Sound Card with External DAC


I'm putting together a high end stereo system that will be connected to my desktop computer. I hope to connect the computer to a high end (separate) audio tube DAC. The computer and its transport will serve as the source component, and the tube DAC as the converter. Any ideas how to best do this.
If I understand correctly, standard sound cards already have a DAC built-in. I don't want to be redundant. Is there a sound card that will allow this? Thanks. Jim
slhijb
I see. Then I suspect that these transports doesn't maintain the purity of the signal, i.e. they manipulate the signal somehow.

I really want to see some strong argument that a bit is more than just a bit. In the analog world, we know how more expensive gears manipulate the signal to sound "expensive" with all the filters along the way. In the digital world, unless then data is manipulated, then it will remain exactly as what recorded on the CD.

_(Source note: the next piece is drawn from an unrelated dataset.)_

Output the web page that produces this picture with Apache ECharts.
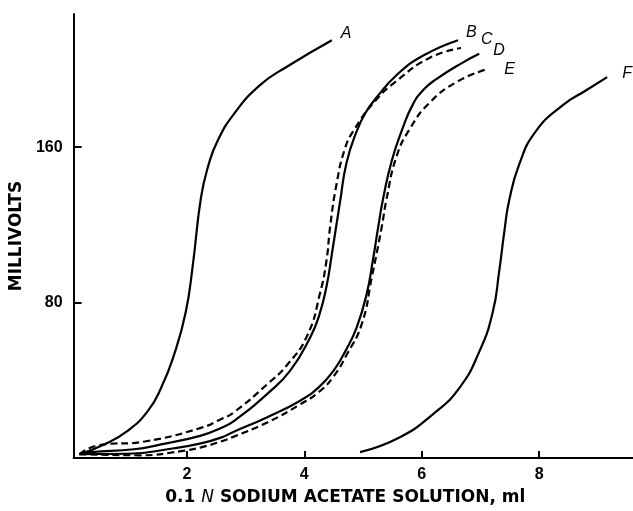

I'm not questioning "high-quality" audio since my point is stressing that the digital data read by CDROM is as pure as what is on the CD. We all know that pure data doesn't necessarily sounds good, as well as expensive speakers never have real flat response. My point is audio signal purity, which comes from data integrity kept in a computer.

I sold my california audio labs transport/DAC pair, and am using my CDROM and my computer as the audio source. The signal is kept in digital from the CDROM till it gets out from the computer box, and converted to analog by the Stereo-link 20-bit DAC (CD audio is 16-bit).

I would never turn back.
Guys, what's wrong here is that "CD-audio data is read correctly in digital by CDROM drives". It's correct for audio extraction with CRC check, multiple re-reads, and error handling, but not for playing CD in CDROM drive. When you play audio CD real-time, the received audio data will almost never be 100% lossless. In this case much better built CDP or Transport easely outperfom any CDROM. But if you do audio an extraction from CDROM to hard drive using EAC and Plextor or another very good drive, that HDD may become a perfect source.
data is data, audio or other data (word document, software, etc), they are all data.

If you say you can't rely on CDROMs to read audio data, then you also can't rely on the CDROM to read the Microsoft Office installation CD that you paid $700 for it. I don't know. Does not make any sense to me.
If I may make an analogy Boogie, if that were the case, symphonies would only hire Musicians who can read music well and would care less about the ability to actually play the instruments.

"Reading" the Data is merely the tip of the iceberg.
Data IS data, but the way how they read it are different. I would suggest you to read some FAQs about 'how cd-player works'. Shortly, when you read data CD, your drive works on, let's say, 24x speed with buffering, it has enough time to read, check CRC, and re-read if necessary up to several times. And re-tries ARE necessary, due to the nature of CD media. When you play an audio CD, your drive (except Meridians?) has only one attempt for anything, obviously no CRC check performed. The result is not 100% accurate data retrieved, resulting in jitter, which directly affects sound quality.
On the other hand, audio extraction (from CD to HDD with appropriate software: with CRC, re-reads, variable speeds, etc.) is much closer to the way how data CDs are processed, and thus a perfect copy may be obtained.